During the State of the Union the president should state that he is taking several actions to ensure public safety and to protect the economy from Congressional failure to pass a budget while they negotiate. First, he should make an emergency allocation of funds from the Defense Department’s budget to keep the TSA and its agents paid and fully functioning. While there are many other elements of government currently on furlough that are truly non-essential, the TSA performs a necessary national security function and facilitates commerce which supports American economic prosperity.

Ensuring that air travel remains safe and easy is a necessary exercise of executive power and would enjoy broad support. It would also deprive Democrats of the one obvious public pain point they are counting on using as leverage with Trump.
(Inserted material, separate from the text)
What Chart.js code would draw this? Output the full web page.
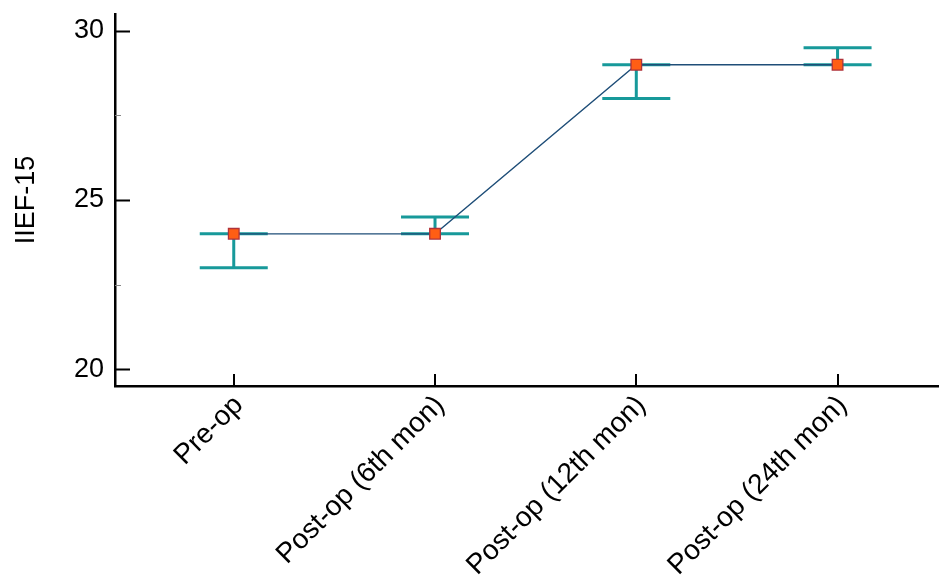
<!DOCTYPE html>
<html>
<head>
<meta charset="utf-8">
<script src="https://cdn.jsdelivr.net/npm/chart.js@4"></script>
<style>
  html, body { margin: 0; padding: 0; background: #fff; }
  #wrap { width: 947px; height: 578px; }
</style>
</head>
<body>
<div id="wrap"><canvas id="iiefChart"></canvas></div>
<script>
// data
const labels = ["Pre-op", "Post-op (6th mon)", "Post-op (12th mon)", "Post-op (24th mon)"];
const means = [24, 24, 29, 29];
const lower = [23, 24, 28, 29];
const upper = [24, 24.5, 29, 29.5];
const yTicks = [20, 25, 30];
const yMinorTicks = [22.5, 27.5];

const TEAL = "#17999a";
const FONT = "'Liberation Sans', Arial, sans-serif";

// error bars, under the line
const errorBars = {
  id: "errorBars",
  beforeDatasetsDraw(chart) {
    const { ctx, scales: { x, y } } = chart;
    ctx.save();
    ctx.strokeStyle = TEAL;
    ctx.lineWidth = 3;
    means.forEach((m, i) => {
      const px = x.getPixelForValue(i);
      const lo = y.getPixelForValue(lower[i]);
      const hi = y.getPixelForValue(upper[i]);
      ctx.beginPath();
      ctx.moveTo(px, lo); ctx.lineTo(px, hi);
      ctx.moveTo(px - 34, lo); ctx.lineTo(px + 34, lo);
      ctx.moveTo(px - 34, hi); ctx.lineTo(px + 34, hi);
      ctx.stroke();
    });
    ctx.restore();
  }
};

// inward tick marks
const inwardTicks = {
  id: "inwardTicks",
  afterDraw(chart) {
    const { ctx, scales: { x, y }, chartArea } = chart;
    ctx.save();
    ctx.strokeStyle = "#000";
    ctx.lineWidth = 2;
    ctx.beginPath();
    yTicks.forEach(v => {
      const py = Math.round(y.getPixelForValue(v)) + 0.5;
      ctx.moveTo(chartArea.left, py); ctx.lineTo(chartArea.left + 15, py);
    });
    means.forEach((m, i) => {
      const px = Math.round(x.getPixelForValue(i));
      ctx.moveTo(px, chartArea.bottom); ctx.lineTo(px, chartArea.bottom - 12);
    });
    ctx.stroke();
    ctx.strokeStyle = "#888";
    ctx.lineWidth = 1;
    ctx.beginPath();
    yMinorTicks.forEach(v => {
      const py = Math.round(y.getPixelForValue(v)) + 0.5;
      ctx.moveTo(chartArea.left, py); ctx.lineTo(chartArea.left + 6, py);
    });
    ctx.stroke();
    ctx.restore();
  }
};

new Chart(document.getElementById("iiefChart"), {
  type: "line",
  data: {
    datasets: [{
      data: means.map((v, i) => ({ x: i, y: v })),
      borderColor: "#1f4e78",
      borderWidth: 1.3,
      tension: 0,
      pointStyle: "rect",
      pointRadius: 7.5,
      pointBackgroundColor: "#ff5e14",
      pointBorderColor: "#b0323a",
      pointBorderWidth: 1.3
    }]
  },
  options: {
    responsive: true,
    maintainAspectRatio: false,
    animation: false,
    layout: { padding: { top: 14, right: 0, left: 0, bottom: 0 } },
    plugins: { legend: { display: false }, tooltip: { enabled: false } },
    scales: {
      x: {
        type: "linear",
        min: -0.59,
        max: 3.50,
        afterBuildTicks: s => { s.ticks = labels.map((l, i) => ({ value: i })); },
        afterFit: s => { s.height = 192; s.paddingLeft = 0; s.paddingRight = 0; },
        grid: { display: false, drawTicks: false },
        border: { display: true, color: "#000", width: 2.5 },
        ticks: {
          autoSkip: false,
          minRotation: 45,
          maxRotation: 45,
          padding: 3,
          labelOffset: 5,
          color: "#000",
          font: { family: FONT, size: 28 },
          callback: v => labels[v]
        }
      },
      y: {
        min: 19.5,
        max: 30.5,
        afterBuildTicks: s => { s.ticks = yTicks.map(v => ({ value: v })); },
        afterFit: s => { s.width = 115; s.paddingTop = 0; s.paddingBottom = 0; },
        grid: { display: false, drawTicks: false },
        border: { display: true, color: "#000", width: 2.5 },
        ticks: {
          padding: 11,
          color: "#000",
          font: { family: FONT, size: 27 }
        },
        title: {
          display: true,
          text: "IIEF-15",
          color: "#000",
          font: { family: FONT, size: 27 },
          padding: { top: 10, bottom: 0 }
        }
      }
    }
  },
  plugins: [errorBars, inwardTicks]
});
</script>
</body>
</html>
Next, Trump should explain that under federal law, government workers who have been furloughed for 30 or more consecutive days can be laid off and that he is beginning that process for all furloughed workers save the TSA. Those employees who, upon review by their superiors, are deemed essential to the national interest may be reinstated when Congress passes a budget. And finally, president Trump should explain that human trafficking is unacceptable, that the north of 60,000 opioid related American deaths per year, many due to drugs smuggled across the Mexican border, cannot continue. As a result, and in the interests of ending the trade in human beings and reducing thousands of pointless American deaths caused by illegal opioids that he is declaring a state of emergency and building a border wall using money already appropriated to the Department of Defense.

The president has both the power and the obligation to protect the interest of the American people. The low-rent theatrics that have become Congress’s best known distinctive give him the opportunity and the need to use that power and he should.